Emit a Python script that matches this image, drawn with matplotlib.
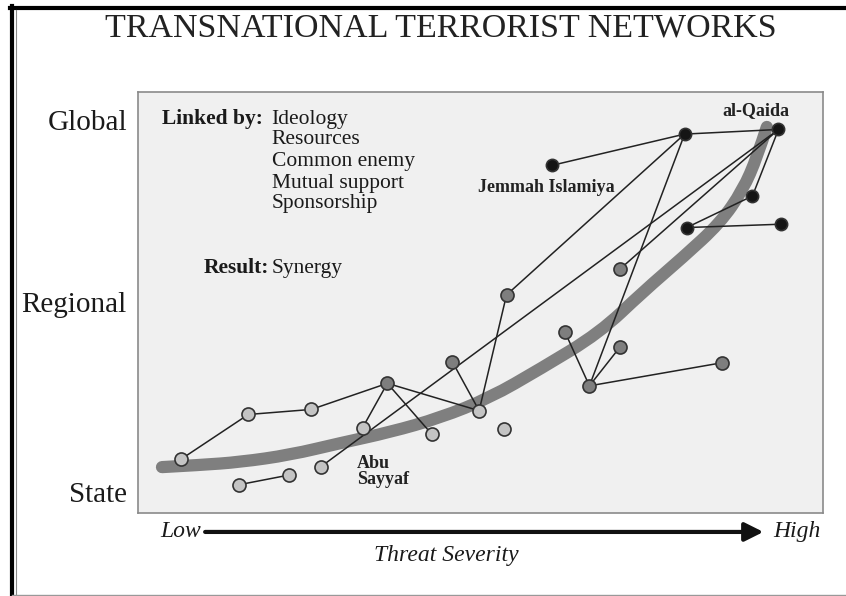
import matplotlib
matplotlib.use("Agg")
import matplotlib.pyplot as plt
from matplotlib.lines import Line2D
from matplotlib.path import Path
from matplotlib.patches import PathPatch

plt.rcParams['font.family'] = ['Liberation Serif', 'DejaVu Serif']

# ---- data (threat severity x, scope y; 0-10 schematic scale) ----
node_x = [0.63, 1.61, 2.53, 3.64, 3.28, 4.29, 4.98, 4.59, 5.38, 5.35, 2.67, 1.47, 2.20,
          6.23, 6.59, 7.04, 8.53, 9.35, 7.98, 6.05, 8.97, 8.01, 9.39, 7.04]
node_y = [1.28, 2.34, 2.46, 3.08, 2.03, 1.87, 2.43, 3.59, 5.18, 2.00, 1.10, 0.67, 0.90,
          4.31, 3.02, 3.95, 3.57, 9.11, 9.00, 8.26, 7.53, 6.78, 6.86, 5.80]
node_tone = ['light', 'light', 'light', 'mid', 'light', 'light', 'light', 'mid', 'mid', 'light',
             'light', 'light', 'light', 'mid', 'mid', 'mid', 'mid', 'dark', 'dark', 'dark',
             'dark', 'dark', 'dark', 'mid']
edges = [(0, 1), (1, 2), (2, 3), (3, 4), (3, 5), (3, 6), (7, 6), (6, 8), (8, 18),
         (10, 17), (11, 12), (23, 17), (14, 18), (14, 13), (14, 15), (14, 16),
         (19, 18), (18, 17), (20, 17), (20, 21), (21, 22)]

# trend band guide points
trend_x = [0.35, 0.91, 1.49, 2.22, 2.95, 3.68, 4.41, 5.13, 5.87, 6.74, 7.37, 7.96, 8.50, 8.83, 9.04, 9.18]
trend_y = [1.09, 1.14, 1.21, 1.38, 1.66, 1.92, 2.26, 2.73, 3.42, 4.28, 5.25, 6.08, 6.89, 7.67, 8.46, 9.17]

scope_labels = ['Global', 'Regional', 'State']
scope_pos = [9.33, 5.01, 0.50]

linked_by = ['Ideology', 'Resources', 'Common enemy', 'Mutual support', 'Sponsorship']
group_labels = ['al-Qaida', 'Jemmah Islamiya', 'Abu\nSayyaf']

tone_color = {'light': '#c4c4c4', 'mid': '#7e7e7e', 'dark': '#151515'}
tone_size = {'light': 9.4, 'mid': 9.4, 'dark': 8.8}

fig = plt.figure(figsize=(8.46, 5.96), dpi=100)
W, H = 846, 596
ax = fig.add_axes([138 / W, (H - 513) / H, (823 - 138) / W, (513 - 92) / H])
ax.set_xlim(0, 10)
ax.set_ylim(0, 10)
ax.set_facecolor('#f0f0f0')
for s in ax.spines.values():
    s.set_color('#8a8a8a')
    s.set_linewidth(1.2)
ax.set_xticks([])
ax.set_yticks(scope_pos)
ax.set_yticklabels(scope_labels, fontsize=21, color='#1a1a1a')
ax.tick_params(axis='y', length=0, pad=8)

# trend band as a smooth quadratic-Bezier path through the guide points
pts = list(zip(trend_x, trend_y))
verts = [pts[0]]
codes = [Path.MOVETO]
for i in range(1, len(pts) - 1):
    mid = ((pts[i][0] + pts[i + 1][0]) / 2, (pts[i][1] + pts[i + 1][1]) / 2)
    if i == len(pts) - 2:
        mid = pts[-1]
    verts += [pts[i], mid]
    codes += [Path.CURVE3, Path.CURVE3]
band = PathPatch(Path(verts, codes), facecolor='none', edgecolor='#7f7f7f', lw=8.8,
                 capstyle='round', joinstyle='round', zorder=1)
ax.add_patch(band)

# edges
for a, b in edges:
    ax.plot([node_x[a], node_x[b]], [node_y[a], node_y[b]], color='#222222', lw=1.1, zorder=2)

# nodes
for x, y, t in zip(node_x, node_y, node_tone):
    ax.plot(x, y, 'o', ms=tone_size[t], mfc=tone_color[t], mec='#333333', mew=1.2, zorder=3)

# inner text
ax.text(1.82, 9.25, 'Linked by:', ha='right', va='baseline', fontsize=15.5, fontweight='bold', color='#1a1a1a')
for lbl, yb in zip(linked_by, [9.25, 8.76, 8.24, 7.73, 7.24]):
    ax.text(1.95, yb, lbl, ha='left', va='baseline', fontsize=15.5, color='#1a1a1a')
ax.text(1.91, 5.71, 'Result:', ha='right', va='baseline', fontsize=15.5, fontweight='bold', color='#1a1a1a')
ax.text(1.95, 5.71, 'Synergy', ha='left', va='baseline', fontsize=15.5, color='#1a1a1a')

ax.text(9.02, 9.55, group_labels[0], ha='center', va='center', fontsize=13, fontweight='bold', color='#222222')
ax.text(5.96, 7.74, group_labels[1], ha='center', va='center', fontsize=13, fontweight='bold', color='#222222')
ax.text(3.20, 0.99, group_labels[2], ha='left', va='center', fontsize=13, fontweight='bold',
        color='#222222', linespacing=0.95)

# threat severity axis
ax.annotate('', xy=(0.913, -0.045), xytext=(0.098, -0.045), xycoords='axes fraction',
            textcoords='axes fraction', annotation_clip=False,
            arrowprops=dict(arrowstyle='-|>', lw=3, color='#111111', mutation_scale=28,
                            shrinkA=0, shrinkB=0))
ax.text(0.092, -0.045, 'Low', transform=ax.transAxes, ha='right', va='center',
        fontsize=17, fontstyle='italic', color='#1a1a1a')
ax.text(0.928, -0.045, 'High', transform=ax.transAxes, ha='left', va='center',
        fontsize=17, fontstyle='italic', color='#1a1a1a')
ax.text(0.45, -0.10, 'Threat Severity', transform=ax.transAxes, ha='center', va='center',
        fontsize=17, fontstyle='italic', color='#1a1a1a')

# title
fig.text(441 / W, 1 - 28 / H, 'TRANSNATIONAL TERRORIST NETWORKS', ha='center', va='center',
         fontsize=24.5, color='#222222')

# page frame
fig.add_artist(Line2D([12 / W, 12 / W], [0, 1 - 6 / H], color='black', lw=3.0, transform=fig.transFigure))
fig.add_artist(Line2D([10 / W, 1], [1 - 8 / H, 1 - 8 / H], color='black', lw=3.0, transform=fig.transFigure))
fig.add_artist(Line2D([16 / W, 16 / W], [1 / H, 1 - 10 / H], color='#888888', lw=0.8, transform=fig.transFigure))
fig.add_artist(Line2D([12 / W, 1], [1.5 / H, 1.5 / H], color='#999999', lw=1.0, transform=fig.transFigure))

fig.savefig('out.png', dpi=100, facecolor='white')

──────

◆ Brief: The lines from the top of the data above through the one holding "plt.rcParams['font.family'] = ['Liberation" are to be repeated exactly, and only those, with no pictures.

◆ The result:
Emit a Python script that matches this image, drawn with matplotlib.
import matplotlib
matplotlib.use("Agg")
import matplotlib.pyplot as plt
from matplotlib.lines import Line2D
from matplotlib.path import Path
from matplotlib.patches import PathPatch

plt.rcParams['font.family'] = ['Liberation Serif', 'DejaVu Serif']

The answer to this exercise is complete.